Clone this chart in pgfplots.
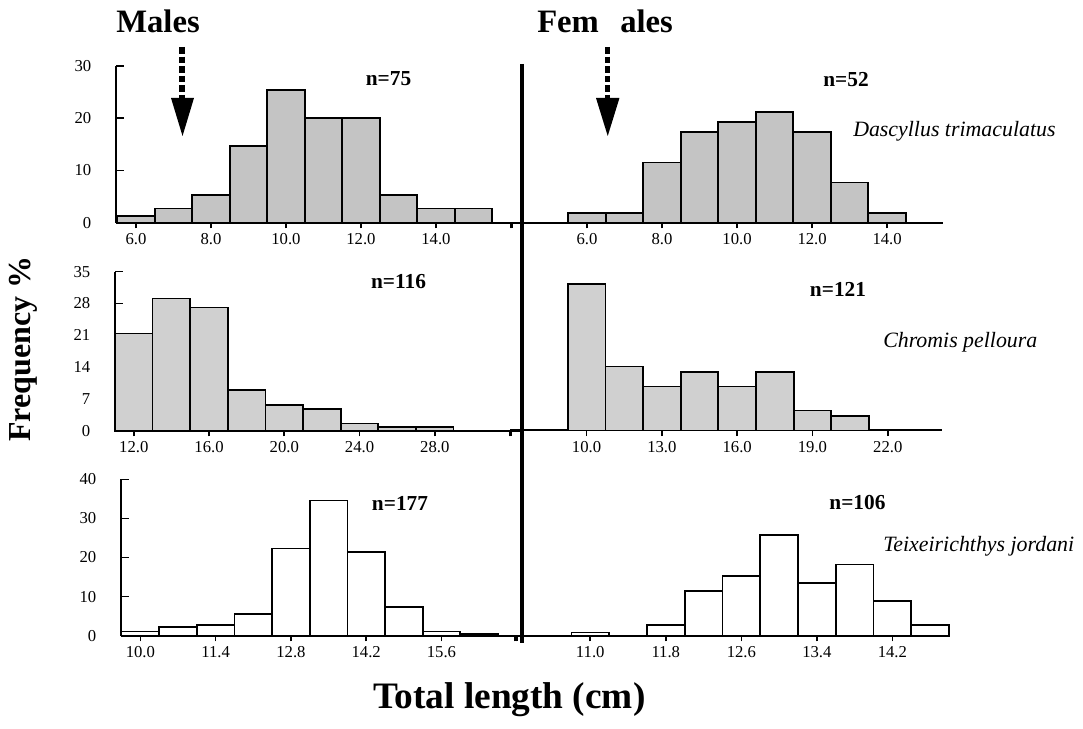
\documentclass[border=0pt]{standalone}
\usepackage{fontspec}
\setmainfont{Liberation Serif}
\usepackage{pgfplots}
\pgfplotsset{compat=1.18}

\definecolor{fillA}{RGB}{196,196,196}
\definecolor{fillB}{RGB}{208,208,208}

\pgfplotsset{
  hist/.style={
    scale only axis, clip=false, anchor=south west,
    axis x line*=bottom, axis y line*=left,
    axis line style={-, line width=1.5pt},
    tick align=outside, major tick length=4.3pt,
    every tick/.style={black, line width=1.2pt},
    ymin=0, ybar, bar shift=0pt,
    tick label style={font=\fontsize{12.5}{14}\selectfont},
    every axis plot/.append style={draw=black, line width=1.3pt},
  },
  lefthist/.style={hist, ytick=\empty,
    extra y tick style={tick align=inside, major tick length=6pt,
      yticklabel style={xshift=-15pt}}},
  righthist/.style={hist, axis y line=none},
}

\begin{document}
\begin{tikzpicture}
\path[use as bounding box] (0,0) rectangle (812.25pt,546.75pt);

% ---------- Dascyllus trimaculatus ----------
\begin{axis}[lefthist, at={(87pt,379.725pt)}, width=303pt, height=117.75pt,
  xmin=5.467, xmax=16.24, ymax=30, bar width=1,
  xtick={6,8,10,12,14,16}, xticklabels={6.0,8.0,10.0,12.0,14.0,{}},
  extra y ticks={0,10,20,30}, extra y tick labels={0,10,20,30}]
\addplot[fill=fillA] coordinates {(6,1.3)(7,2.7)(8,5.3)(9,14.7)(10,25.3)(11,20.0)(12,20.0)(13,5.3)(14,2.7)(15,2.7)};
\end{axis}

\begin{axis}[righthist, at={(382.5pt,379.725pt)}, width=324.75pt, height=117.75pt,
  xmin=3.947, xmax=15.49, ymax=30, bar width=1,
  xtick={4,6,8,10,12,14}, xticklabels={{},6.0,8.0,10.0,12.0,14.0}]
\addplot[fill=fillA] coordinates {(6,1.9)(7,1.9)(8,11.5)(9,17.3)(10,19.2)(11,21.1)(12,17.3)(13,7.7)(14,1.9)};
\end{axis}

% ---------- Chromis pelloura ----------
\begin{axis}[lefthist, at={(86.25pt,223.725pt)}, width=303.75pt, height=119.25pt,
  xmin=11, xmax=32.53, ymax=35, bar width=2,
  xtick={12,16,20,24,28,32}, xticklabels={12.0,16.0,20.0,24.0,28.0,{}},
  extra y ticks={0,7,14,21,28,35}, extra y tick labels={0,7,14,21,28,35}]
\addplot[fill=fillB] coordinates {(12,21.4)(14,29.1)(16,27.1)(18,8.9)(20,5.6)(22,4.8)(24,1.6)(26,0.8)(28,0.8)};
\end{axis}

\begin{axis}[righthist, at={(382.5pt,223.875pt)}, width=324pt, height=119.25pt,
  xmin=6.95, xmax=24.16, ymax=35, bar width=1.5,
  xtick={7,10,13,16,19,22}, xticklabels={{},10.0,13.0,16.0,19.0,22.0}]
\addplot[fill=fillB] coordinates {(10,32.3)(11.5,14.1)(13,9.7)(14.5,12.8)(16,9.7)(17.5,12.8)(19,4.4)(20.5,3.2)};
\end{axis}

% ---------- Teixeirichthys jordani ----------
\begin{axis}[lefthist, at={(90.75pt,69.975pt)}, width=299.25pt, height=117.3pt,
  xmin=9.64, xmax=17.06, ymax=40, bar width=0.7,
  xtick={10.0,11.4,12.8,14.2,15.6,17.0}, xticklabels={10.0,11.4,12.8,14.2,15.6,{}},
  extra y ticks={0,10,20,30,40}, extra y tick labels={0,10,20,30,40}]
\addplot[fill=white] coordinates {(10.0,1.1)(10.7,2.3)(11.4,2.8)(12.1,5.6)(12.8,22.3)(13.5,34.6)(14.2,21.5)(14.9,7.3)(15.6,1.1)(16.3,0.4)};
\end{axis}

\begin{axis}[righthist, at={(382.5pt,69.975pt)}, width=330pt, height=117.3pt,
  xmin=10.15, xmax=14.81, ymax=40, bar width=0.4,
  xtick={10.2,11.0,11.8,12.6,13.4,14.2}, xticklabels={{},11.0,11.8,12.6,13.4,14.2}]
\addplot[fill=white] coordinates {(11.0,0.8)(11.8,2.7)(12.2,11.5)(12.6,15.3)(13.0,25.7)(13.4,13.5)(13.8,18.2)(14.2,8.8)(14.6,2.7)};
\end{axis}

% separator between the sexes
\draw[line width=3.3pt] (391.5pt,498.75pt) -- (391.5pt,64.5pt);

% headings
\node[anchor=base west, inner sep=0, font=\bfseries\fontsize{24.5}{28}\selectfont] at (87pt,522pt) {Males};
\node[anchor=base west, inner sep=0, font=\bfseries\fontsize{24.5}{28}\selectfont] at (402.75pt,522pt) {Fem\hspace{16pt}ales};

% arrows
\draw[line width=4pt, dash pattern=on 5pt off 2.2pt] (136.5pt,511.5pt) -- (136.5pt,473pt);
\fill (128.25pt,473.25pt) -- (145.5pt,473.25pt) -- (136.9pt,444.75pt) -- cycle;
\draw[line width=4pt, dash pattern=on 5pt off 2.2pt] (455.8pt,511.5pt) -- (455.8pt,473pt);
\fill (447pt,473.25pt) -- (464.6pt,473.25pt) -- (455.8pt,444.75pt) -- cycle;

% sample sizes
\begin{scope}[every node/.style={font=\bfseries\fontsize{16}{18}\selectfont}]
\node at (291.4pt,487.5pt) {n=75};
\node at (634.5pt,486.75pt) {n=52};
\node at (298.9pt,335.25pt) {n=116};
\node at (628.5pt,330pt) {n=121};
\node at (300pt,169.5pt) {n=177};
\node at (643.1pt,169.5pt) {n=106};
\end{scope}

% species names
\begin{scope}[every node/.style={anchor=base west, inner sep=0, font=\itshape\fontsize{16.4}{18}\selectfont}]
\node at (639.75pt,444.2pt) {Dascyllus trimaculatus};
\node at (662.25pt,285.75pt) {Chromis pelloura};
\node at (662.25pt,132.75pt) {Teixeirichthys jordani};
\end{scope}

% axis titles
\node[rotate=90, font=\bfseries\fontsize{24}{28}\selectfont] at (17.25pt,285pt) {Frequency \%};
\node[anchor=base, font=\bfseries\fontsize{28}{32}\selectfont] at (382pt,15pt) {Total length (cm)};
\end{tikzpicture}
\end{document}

▬▬▬

GOAL:
Omitting all pictures, restate exactly the lines of the material from its start through the line that contains "(0,0) rectangle (812.25pt,546.75pt);".

TASK ANSWER:
Clone this chart in pgfplots.
\documentclass[border=0pt]{standalone}
\usepackage{fontspec}
\setmainfont{Liberation Serif}
\usepackage{pgfplots}
\pgfplotsset{compat=1.18}

\definecolor{fillA}{RGB}{196,196,196}
\definecolor{fillB}{RGB}{208,208,208}

\pgfplotsset{
  hist/.style={
    scale only axis, clip=false, anchor=south west,
    axis x line*=bottom, axis y line*=left,
    axis line style={-, line width=1.5pt},
    tick align=outside, major tick length=4.3pt,
    every tick/.style={black, line width=1.2pt},
    ymin=0, ybar, bar shift=0pt,
    tick label style={font=\fontsize{12.5}{14}\selectfont},
    every axis plot/.append style={draw=black, line width=1.3pt},
  },
  lefthist/.style={hist, ytick=\empty,
    extra y tick style={tick align=inside, major tick length=6pt,
      yticklabel style={xshift=-15pt}}},
  righthist/.style={hist, axis y line=none},
}

\begin{document}
\begin{tikzpicture}
\path[use as bounding box] (0,0) rectangle (812.25pt,546.75pt);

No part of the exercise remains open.